** Extracted records **
--------------------

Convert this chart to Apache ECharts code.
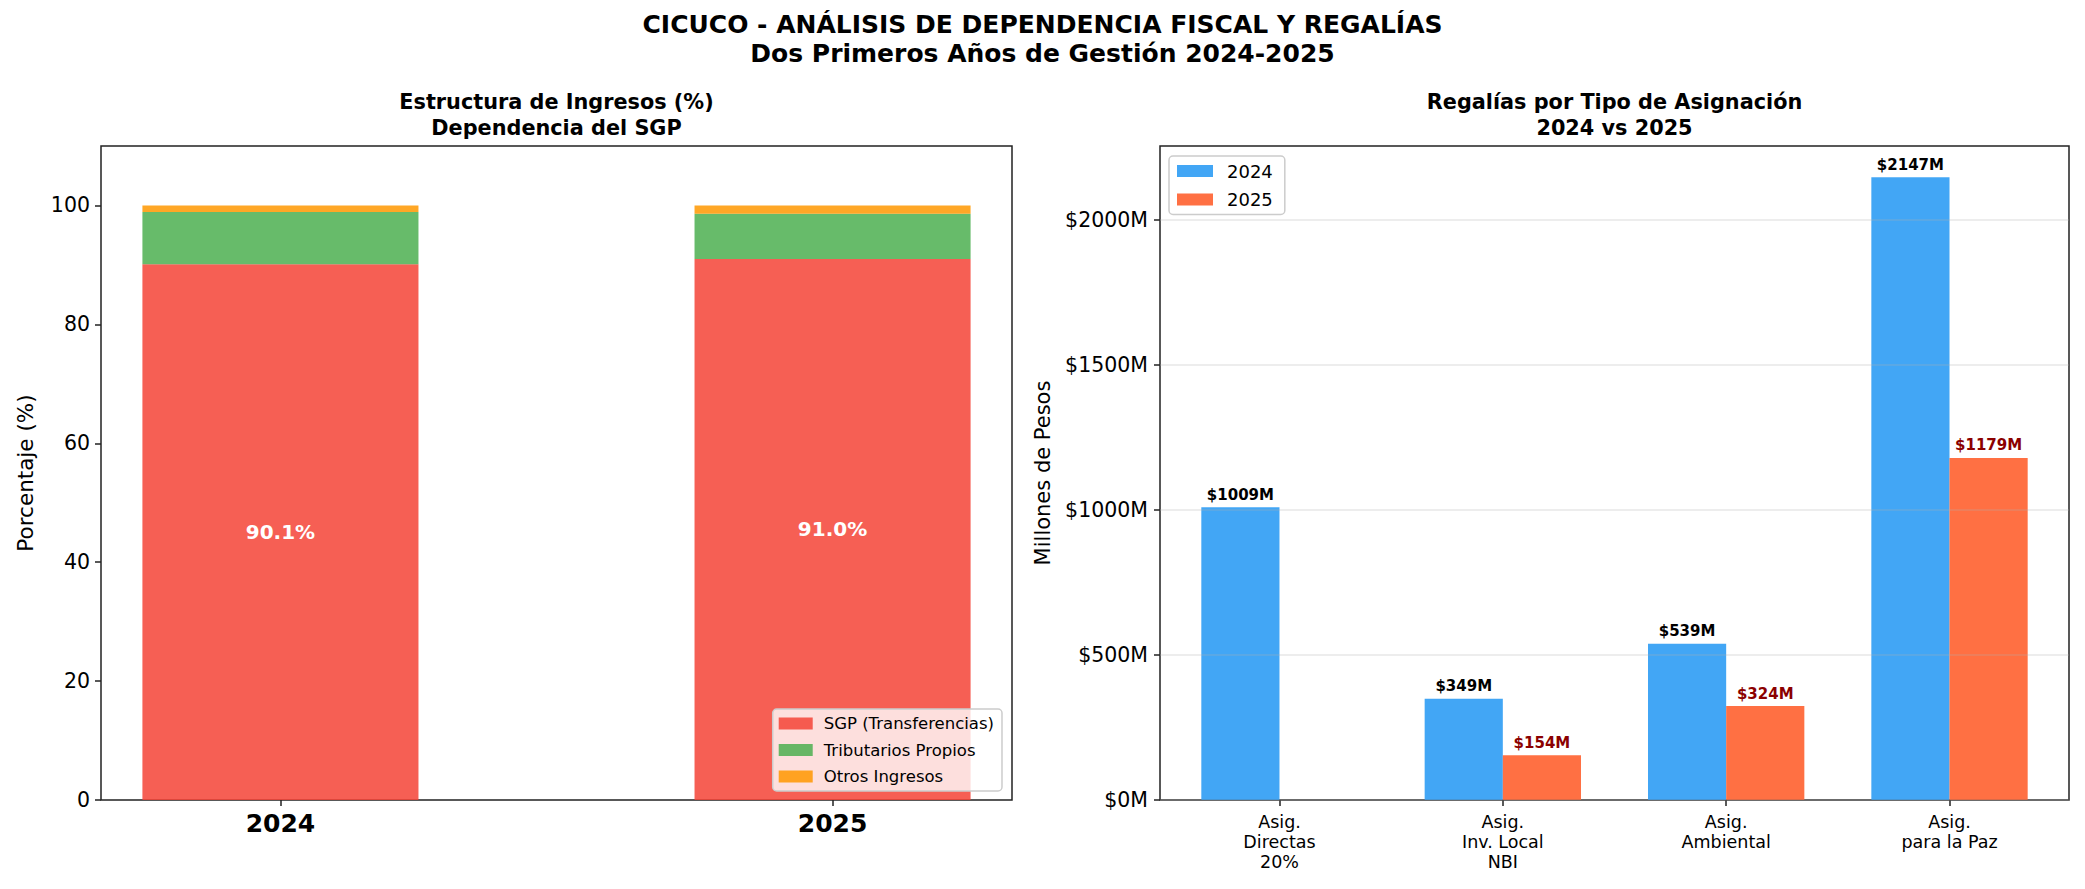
<!DOCTYPE html>
<html><head><meta charset="utf-8">
<script src="https://cdn.jsdelivr.net/npm/echarts@6/dist/echarts.min.js"></script>
<style>html,body{margin:0;padding:0;background:#fff}#c{width:2085px;height:889px}</style>
</head><body><div id="c"></div>
<script>
// ---- data ----
const years = ['2024', '2025'];
const sgp = [90.1, 91.0];
const tributarios = [8.8, 7.6];
const otros = [1.1, 1.4];
const leftTicks = [0, 20, 40, 60, 80, 100];

const asigCats = ['Asig.\nDirectas\n20%', 'Asig.\nInv. Local\nNBI', 'Asig.\nAmbiental', 'Asig.\npara la Paz'];
const reg2024 = [1009, 349, 539, 2147];
const reg2025 = [null, 154, 324, 1179];
const rightTicks = [0, 500, 1000, 1500, 2000];

// ---- layout ----
const FONT = 'DejaVu Sans';
const L = {left: 101, width: 911, top: 146, height: 654};
const R = {left: 1160, width: 909, top: 146, height: 654};
const lMin = -0.325, lMax = 1.325;
const rMin = -0.535, rMax = 3.535;
const lBarW = 0.5 * L.width / (lMax - lMin);
const rBarW = 0.35 * R.width / (rMax - rMin);
const off = 0.175;

const axisCol = '#222';
const chart = echarts.init(document.getElementById('c'), null, {renderer: 'svg'});

const leftYears = years.map((y, i) => i);
// value first, position second (encode maps them), so stacking acts on the value
function stackData(arr) { return arr.map((v, i) => [v, leftYears[i]]); }

const option = {
  animation: false,
  backgroundColor: '#fff',
  textStyle: {fontFamily: FONT},
  graphic: [
    {type: 'text', x: 1042.5, y: 10, style: {text: 'CICUCO - ANÁLISIS DE DEPENDENCIA FISCAL Y REGALÍAS\nDos Primeros Años de Gestión 2024-2025', align: 'center', verticalAlign: 'top', font: 'bold 25px "DejaVu Sans"', lineHeight: 29, fill: '#000'}},
    {type: 'text', x: L.left + L.width / 2, y: 89, style: {text: 'Estructura de Ingresos (%)\nDependencia del SGP', align: 'center', verticalAlign: 'top', font: 'bold 20.8px "DejaVu Sans"', lineHeight: 26, fill: '#000'}},
    {type: 'text', x: R.left + R.width / 2, y: 89, style: {text: 'Regalías por Tipo de Asignación\n2024 vs 2025', align: 'center', verticalAlign: 'top', font: 'bold 20.8px "DejaVu Sans"', lineHeight: 26, fill: '#000'}}
  ],
  legend: [
    {
      data: ['SGP (Transferencias)', 'Tributarios Propios', 'Otros Ingresos'],
      orient: 'vertical', right: 2085 - 1002, bottom: 889 - 791,
      itemWidth: 34, itemHeight: 12, itemGap: 9.5, icon: 'rect',
      backgroundColor: 'rgba(255,255,255,0.8)', borderColor: '#cccccc', borderWidth: 1.5, borderRadius: 4,
      padding: [6, 8, 6, 6],
      textStyle: {fontFamily: FONT, fontSize: 16.5, color: '#000', padding: [0, 0, 0, 6]}
    },
    {
      data: ['2024', '2025'],
      orient: 'vertical', left: 1169, top: 156,
      itemWidth: 36, itemHeight: 12, itemGap: 10.5, icon: 'rect',
      backgroundColor: 'rgba(255,255,255,0.8)', borderColor: '#cccccc', borderWidth: 1.5, borderRadius: 4,
      padding: [6, 12, 6, 8],
      textStyle: {fontFamily: FONT, fontSize: 18, color: '#000', padding: [0, 0, 0, 9]}
    }
  ],
  grid: [
    {left: L.left, width: L.width, top: L.top, height: L.height, show: true, borderColor: axisCol, borderWidth: 1.5, backgroundColor: 'transparent'},
    {left: R.left, width: R.width, top: R.top, height: R.height, show: true, borderColor: axisCol, borderWidth: 1.5, backgroundColor: 'transparent'}
  ],
  xAxis: [
    {
      type: 'value', gridIndex: 0, min: lMin, max: lMax,
      axisLine: {show: false, onZero: false}, splitLine: {show: false},
      axisTick: {show: true, customValues: leftYears, length: 6, lineStyle: {color: axisCol, width: 1.5}},
      axisLabel: {customValues: leftYears, formatter: v => years[Math.round(v)], fontFamily: FONT, fontSize: 25, fontWeight: 'bold', color: '#000', margin: 11}
    },
    {
      type: 'value', gridIndex: 1, min: rMin, max: rMax,
      axisLine: {show: false, onZero: false}, splitLine: {show: false},
      axisTick: {show: true, customValues: [0, 1, 2, 3], length: 6, lineStyle: {color: axisCol, width: 1.5}},
      axisLabel: {customValues: [0, 1, 2, 3], formatter: v => asigCats[Math.round(v)], fontFamily: FONT, fontSize: 17.5, lineHeight: 20, color: '#000', margin: 12, verticalAlign: 'top'}
    }
  ],
  yAxis: [
    {
      type: 'value', gridIndex: 0, min: 0, max: 110,
      name: 'Porcentaje (%)', nameLocation: 'middle', nameGap: 65,
      nameTextStyle: {fontFamily: FONT, fontSize: 21.5, color: '#000'},
      axisLine: {show: false, onZero: false}, splitLine: {show: false},
      axisTick: {show: true, customValues: leftTicks, length: 6, lineStyle: {color: axisCol, width: 1.5}},
      axisLabel: {customValues: leftTicks, fontFamily: FONT, fontSize: 20.5, color: '#000', margin: 11}
    },
    {
      type: 'value', gridIndex: 1, min: 0, max: 2147 * 1.05, interval: 500,
      name: 'Millones de Pesos', nameLocation: 'middle', nameGap: 107,
      nameTextStyle: {fontFamily: FONT, fontSize: 21, color: '#000'},
      axisLine: {show: false, onZero: false},
      z: 5,
      splitLine: {show: true, lineStyle: {color: 'rgba(176,176,176,0.3)', width: 1.5}},
      axisTick: {show: true, customValues: rightTicks, length: 6, lineStyle: {color: axisCol, width: 1.5}},
      axisLabel: {customValues: rightTicks, formatter: v => '$' + v + 'M', fontFamily: FONT, fontSize: 20.5, color: '#000', margin: 12}
    }
  ],
  series: [
    {
      name: 'SGP (Transferencias)', type: 'bar', xAxisIndex: 0, yAxisIndex: 0, stack: 'ing',
      encode: {x: 1, y: 0},
      barWidth: lBarW, data: stackData(sgp),
      itemStyle: {color: 'rgba(244,67,54,0.85)'},
      label: {show: true, position: 'inside', formatter: p => p.value[0].toFixed(1) + '%', color: '#fff', fontFamily: FONT, fontWeight: 'bold', fontSize: 20}
    },
    {
      name: 'Tributarios Propios', type: 'bar', xAxisIndex: 0, yAxisIndex: 0, stack: 'ing',
      encode: {x: 1, y: 0},
      barWidth: lBarW, data: stackData(tributarios),
      itemStyle: {color: 'rgba(76,175,80,0.85)'}
    },
    {
      name: 'Otros Ingresos', type: 'bar', xAxisIndex: 0, yAxisIndex: 0, stack: 'ing',
      encode: {x: 1, y: 0},
      barWidth: lBarW, data: stackData(otros),
      itemStyle: {color: 'rgba(255,152,0,0.85)'}
    },
    {
      name: '2024', type: 'bar', xAxisIndex: 1, yAxisIndex: 1,
      barWidth: rBarW, barGap: '-100%',
      data: reg2024.map((v, i) => [i - off, v == null ? '-' : v]),
      itemStyle: {color: 'rgba(33,150,243,0.85)'},
      label: {show: true, position: 'top', distance: 5, formatter: p => '$' + p.value[1] + 'M', color: '#000', fontFamily: FONT, fontWeight: 'bold', fontSize: 15}
    },
    {
      name: '2025', type: 'bar', xAxisIndex: 1, yAxisIndex: 1,
      barWidth: rBarW, barGap: '-100%',
      data: reg2025.map((v, i) => [i + off, v == null ? '-' : v]),
      itemStyle: {color: 'rgba(255,87,34,0.85)'},
      label: {show: true, position: 'top', distance: 5, formatter: p => '$' + p.value[1] + 'M', color: '#8B0000', fontFamily: FONT, fontWeight: 'bold', fontSize: 15}
    }
  ]
};
chart.setOption(option);
</script>
</body></html>
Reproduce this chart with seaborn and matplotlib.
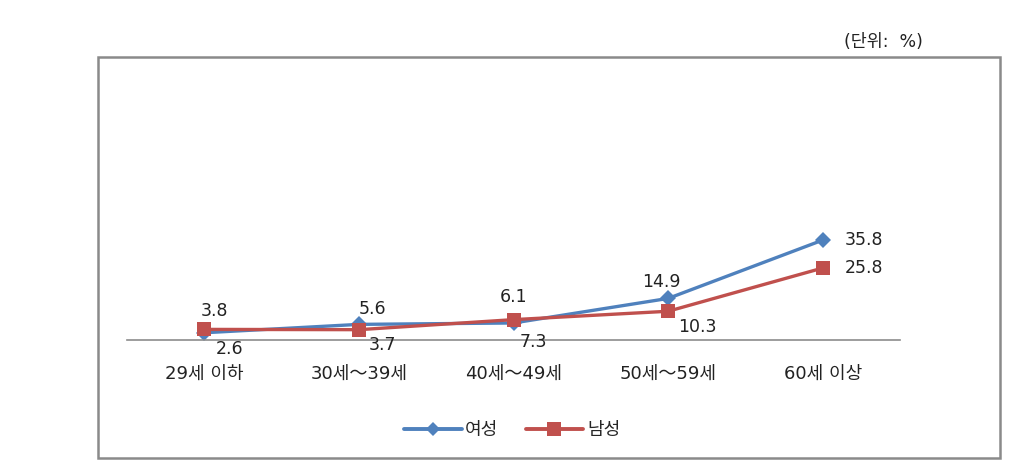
import matplotlib
matplotlib.use("Agg")
import matplotlib.pyplot as plt
import seaborn as sns
import pandas as pd
from matplotlib.patches import Rectangle
from matplotlib.lines import Line2D

categories = ["29세 이하", "30세～39세", "40세～49세", "50세～59세", "60세 이상"]
female = [2.6, 5.6, 6.1, 14.9, 35.8]
male = [3.8, 3.7, 7.3, 10.3, 25.8]
series_names = ["여성", "남성"]

sns.set_theme(style="white")
plt.rcParams["font.family"] = ["DejaVu Sans", "Noto Sans CJK KR"]

BLUE = "#4F81BD"
RED = "#C0504D"
TXT = "#222222"

df = pd.DataFrame({
    "cat": categories * 2,
    "x": list(range(len(categories))) * 2,
    "value": female + male,
    "series": [series_names[0]] * len(categories) + [series_names[1]] * len(categories),
})

fig = plt.figure(figsize=(10.13, 4.66), dpi=100)
ax = fig.add_axes([127 / 1013, 126 / 466, 773 / 1013, 223.2 / 466])

sns.lineplot(data=df, x="x", y="value", hue="series", style="series",
             palette={series_names[0]: BLUE, series_names[1]: RED},
             markers={series_names[0]: "D", series_names[1]: "s"},
             dashes=False, linewidth=2.4, markeredgewidth=0,
             ax=ax, legend=False, clip_on=False)
for ln, ms in zip(ax.lines, [8, 10]):
    ln.set_markersize(ms)
    ln.set_clip_on(False)

ax.set_xlim(-0.5, len(categories) - 0.5)
ax.set_ylim(0, 80)
ax.set_xticks(range(len(categories)))
ax.set_xticklabels(categories, fontsize=13, color=TXT)
ax.tick_params(axis="x", length=0, pad=18)
ax.set_yticks([])
ax.set_xlabel("")
ax.set_ylabel("")
for s in ["top", "left", "right"]:
    ax.spines[s].set_visible(False)
ax.spines["bottom"].set_color("#8C8C8C")
ax.spines["bottom"].set_linewidth(1.2)

# label offsets in points (dx, dy)
f_off = [(18, -12), (10, 11), (0, 19), (-5, 12), (30, 0)]
m_off = [(7, 13), (17, -11), (14, -16), (21, -11), (30, 0)]
for i, v in enumerate(female):
    ax.annotate(f"{v:.1f}", (i, v), xytext=f_off[i], textcoords="offset points",
                ha="center", va="center", fontsize=12.5, color=TXT)
for i, v in enumerate(male):
    ax.annotate(f"{v:.1f}", (i, v), xytext=m_off[i], textcoords="offset points",
                ha="center", va="center", fontsize=12.5, color=TXT)

handles = [Line2D([0], [0], color=BLUE, lw=2.8, marker="D", ms=7, mew=0),
           Line2D([0], [0], color=RED, lw=2.8, marker="s", ms=10, mew=0)]
fig.legend(handles, series_names, loc="center", bbox_to_anchor=(512 / 1013, 1 - 430 / 466),
           ncol=2, frameon=False, fontsize=13, handlelength=3.2, columnspacing=1.5,
           handletextpad=0.2)

fig.patches.append(Rectangle((98 / 1013, 1 - 458 / 466), 902 / 1013, 401 / 466,
                             transform=fig.transFigure, fill=False,
                             edgecolor="#8A8A8A", linewidth=1.8))
fig.text(923 / 1013, 1 - 42 / 466, "(단위:  %)", ha="right", va="center",
         fontsize=12.5, color=TXT)

fig.savefig("out.png", dpi=100)
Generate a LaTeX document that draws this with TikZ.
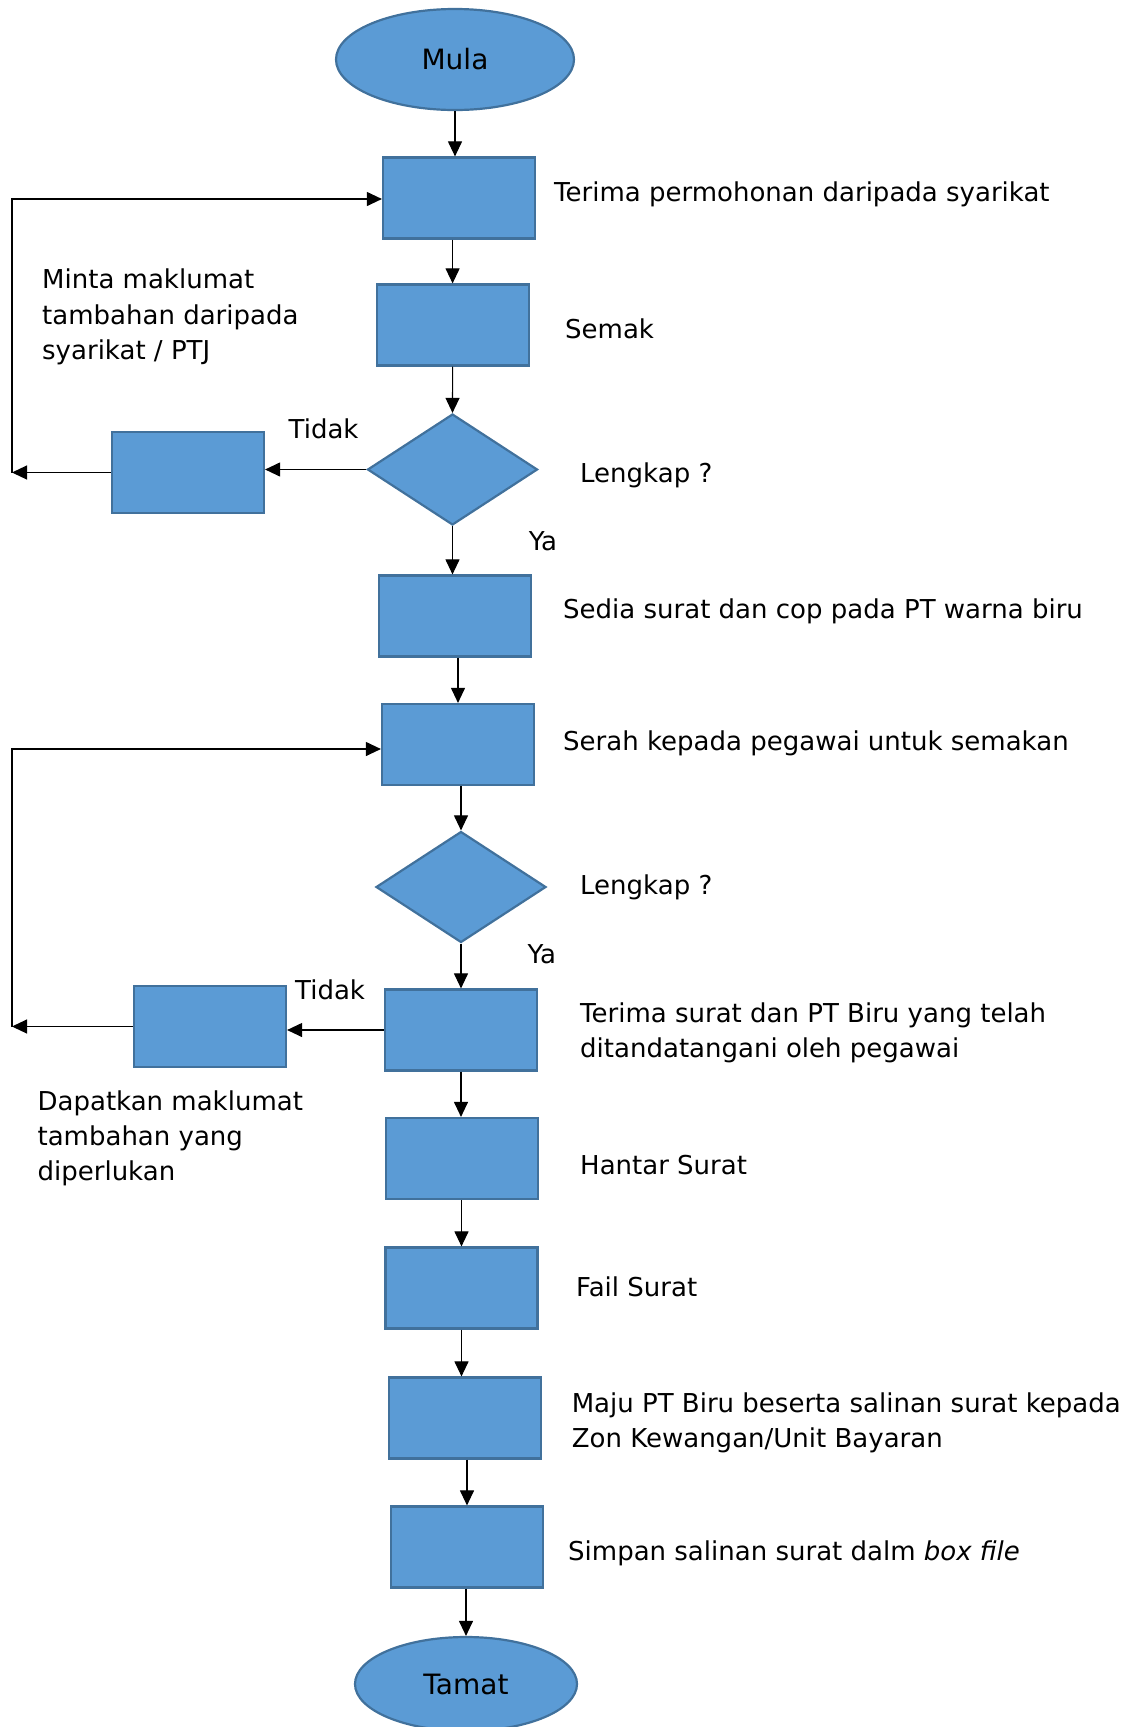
\documentclass[tikz,border=0pt]{standalone}
\usepackage{fontspec}
\setmainfont{DejaVu Sans}
\usetikzlibrary{shapes.geometric,arrows.meta}
\definecolor{boxfill}{HTML}{5B9BD5}
\definecolor{boxline}{HTML}{41719C}

\begin{document}
\begin{tikzpicture}[x=1pt,y=-1pt,
  box/.style={draw=boxline, fill=boxfill, line width=2.2pt, rectangle, minimum width=152pt, minimum height=81pt},
  dec/.style={draw=boxline, fill=boxfill, line width=2.2pt, diamond, minimum width=170pt, minimum height=111pt, inner sep=0pt},
  term/.style={draw=boxline, fill=boxfill, line width=2.2pt, ellipse, minimum width=238pt, minimum height=101pt, font=\fontsize{28}{34}\selectfont},
  lbl/.style={anchor=west, align=left, inner sep=0pt, yshift=-3pt},
  flow/.style={-{Triangle[length=15pt,width=14pt]}, line width=1.1pt},
  every node/.style={font=\fontsize{26}{35.3}\selectfont}]
\useasboundingbox (0,0) rectangle (1131,1727);
% main column
\node[term] (mula) at (455, 59.5) {Mula};
\node[box] (terima) at (459, 198) {};
\node[box] (semak) at (452.6, 325) {};
\node[dec] (lengkapA) at (452.5, 469.5) {};
\node[box] (minta) at (188, 472.5) {};
\node[box] (sedia) at (455, 616) {};
\node[box] (serah) at (458, 744.5) {};
\node[dec] (lengkapB) at (461, 887) {};
\node[box] (terimaSurat) at (461, 1030) {};
\node[box] (dapat) at (210, 1026.5) {};
\node[box] (hantar) at (462, 1158.5) {};
\node[box] (fail) at (461.5, 1288) {};
\node[box] (maju) at (465, 1418) {};
\node[box] (simpan) at (467, 1547) {};
\node[term, minimum width=222pt, minimum height=94pt] (tamat) at (466, 1684) {Tamat};
\coordinate (loopA) at (12, 472.5);
\coordinate (loopB) at (12, 1026.5);

% labels
\node[lbl] (tTerima) at (554, 191.6) {Terima permohonan daripada syarikat};
\node[lbl] (tSemak) at (565, 326) {Semak};
\node[lbl] (tLengkapA) at (580, 472.5) {Lengkap ?};
\node[lbl] (tTidakA) at (288.5, 426) {Tidak};
\node[lbl] (tYaA) at (528.6, 538.5) {Ya};
\node[lbl] (tMinta) at (42, 314) {Minta maklumat\\tambahan daripada\\syarikat / PTJ};
\node[lbl] (tSedia) at (563, 608) {Sedia surat dan cop pada PT warna biru};
\node[lbl] (tSerah) at (563, 740) {Serah kepada pegawai untuk semakan};
\node[lbl] (tLengkapB) at (580, 884) {Lengkap ?};
\node[lbl] (tYaB) at (527.5, 951.5) {Ya};
\node[lbl] (tTidakB) at (295, 987) {Tidak};
\node[lbl] (tTerimaSurat) at (580, 1030) {Terima surat dan PT Biru yang telah\\ditandatangani oleh pegawai};
\node[lbl] (tDapat) at (37.4, 1135.5) {Dapatkan maklumat\\tambahan yang\\diperlukan};
\node[lbl] (tHantar) at (580, 1162) {Hantar Surat};
\node[lbl] (tFail) at (576, 1284) {Fail Surat};
\node[lbl] (tMaju) at (571.6, 1420) {Maju PT Biru beserta salinan surat kepada\\Zon Kewangan/Unit Bayaran};
\node[lbl] (tSimpan) at (568, 1550.6) {Simpan salinan surat dalm \textit{box file}};

% connectors
\draw[flow] (mula.south) -- (mula.south |- terima.north);
\draw[flow] (semak.north |- terima.south) -- (semak.north);
\draw[flow] (semak.south) -- (lengkapA.north);
\draw[flow] (lengkapA.west) -- (lengkapA.west -| minta.east);
\draw[flow] (minta.west) -- (loopA);
\draw[flow] (loopA) |- ([yshift=-1pt]terima.west);
\draw[flow] (lengkapA.south) -- (lengkapA.south |- sedia.north);
\draw[flow] (serah.north |- sedia.south) -- (serah.north);
\draw[flow] (lengkapB.north |- serah.south) -- (lengkapB.north);
\draw[flow] (lengkapB.south) -- (terimaSurat.north);
\draw[flow] (terimaSurat.west) -- (terimaSurat.west -| dapat.east);
\draw[flow] (dapat.west) -- (loopB);
\draw[flow] (loopB) |- ([yshift=-4.5pt]serah.west);
\draw[flow] (terimaSurat.south) -- (terimaSurat.south |- hantar.north);
\draw[flow] (fail.north |- hantar.south) -- (fail.north);
\draw[flow] (fail.south) -- (fail.south |- maju.north);
\draw[flow] (simpan.north |- maju.south) -- (simpan.north);
\draw[flow] (tamat.north |- simpan.south) -- (tamat.north);
\end{tikzpicture}
\end{document}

--------------------

** PROBLEM **
Take only the lines above from the one that has "Reproduce this chart" through the one that has "from matplotlib.lines import Line2D" and reproduce them exactly, omitting any pictures.

** OUTPUT FOR THIS TASK **
Reproduce this chart with seaborn and matplotlib.
import matplotlib
matplotlib.use("Agg")
import matplotlib.pyplot as plt
import seaborn as sns
import pandas as pd
from matplotlib.patches import Rectangle
from matplotlib.lines import Line2D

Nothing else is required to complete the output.